It’s pretty common for college students to have no religious affiliation but still claim to be spiritual. These are the atheists and agnostics who don’t necessarily believe in God anymore yet yearn for some deeper meaning to life. While religion seems to have faded to the background for many, spirituality is rising as a separate term indicating inner peace and guidance among younger generations. What’s funny is that spirituality and religion go hand-in-hand whether people realize it or not.
When you hear the word spiritual, you might imagine palm readings, tarot cards and abstract talk about the metaphysical. According to thefreedictionary.com, it actually means of or relating to God and the nature of the soul. Simply put, spirituality is founded in religion. People who live “spiritual” lives probably have the same morals traditional religions teach and don’t even recognize the connection.
The appeal of organized religion is dead for a lot of youths who have distanced themselves from their churches’ teachings. Instead, they often try to build their own spirituality.
Undeclared first year Dustin Magalhaes, who was raised by his Mormon mother and atheist father, said he no longer attended church but felt spiritual nonetheless.
“Being spiritual means seeing the world as a cohesive thing. It’s finding peace within yourself and conducting yourself according to that,” Magalhaes said. “Religion (on the other hand) requires steps to reach a level of spirituality.”
Magalhaes is right. Religions tend to be more systematic in their approach to spirituality. Their procedures can be seen as tedious for some people.

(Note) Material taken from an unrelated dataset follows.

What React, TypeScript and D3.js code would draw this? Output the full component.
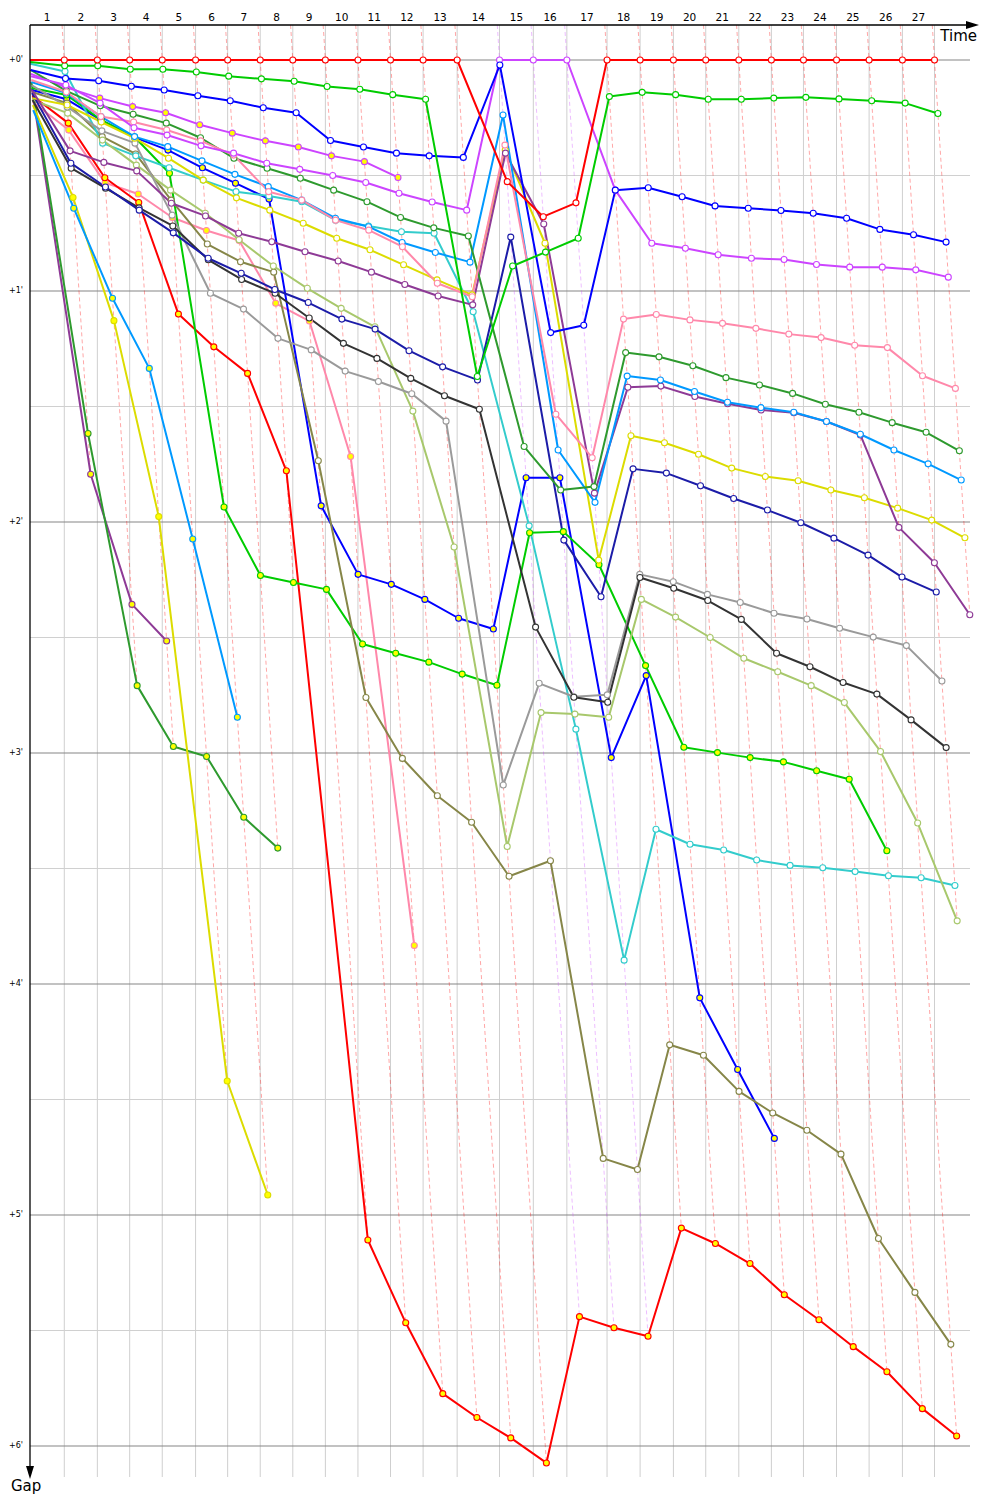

Catholicism, for example, requires the Liturgy of the Eucharist followed by the Communion rite in each mass. Its doctrine suggests that completing these steps builds a stronger relationship with the Trinity: The Father, Son and the Holy Spirit.
This is why a lot of college students leave their childhood religions behind – there are simply too many rules to abide by. At the end of the day, however, where would we be spiritually without initial exposure to religious teachings?
Professor Maria Jaoudi, who specializes in spirituality throughout world religions, thought it would be difficult for someone to be spiritual without some sort of religious foundation.
“There are people who really are spiritual and don’t belong to a religious tradition. We would say they’re spiritual because of having manifested values. They’re good people and they’re kind people, so we might think they have a spiritual presence. But often, it’s only through a religious tradition that you can be grounded enough to grow that way. In other words, without a religious tradition it’s very difficult to do this on your own,” Jaoudi said.
Basically, you can’t be spiritual out of thin air. Whether you liked your religious upbringing or not, it undeniably served as a basis for who you are today.
It’s fine to embrace your own sense of spirituality, but to completely deny the beliefs of a certain religion is hypocritical if your own way of life is based on them to some degree.
Senior accounting and business major Sauvera Ali saw the fine line between spirituality and religion as being much thinner than we imagined. She saw the two ideas as part of a bigger picture: forming a personal relationship with God.
“Islam requires you to pray five times a day and to read scriptures daily. It’s a strict set of rules, but the most important thing is the faith and connection you have with God – that one higher power,” Ali said. “Spirituality to me is the discipline you have on yourself to follow your religion. To what extent are you willing to acknowledge something more powerful than yourself?”
Although spirituality and religion are sometimes seen as separate, they are really quite related. People should stop throwing the word spiritual around like a Frisbee and understand it’s unlikely to be truly spiritual without religion playing a role at one point or another. If you’re spiritual, then you’re probably religious too.
Instead of making a clear boundary between spiritual and religious, we should interpret them as part of the same thing regardless of how we identify ourselves.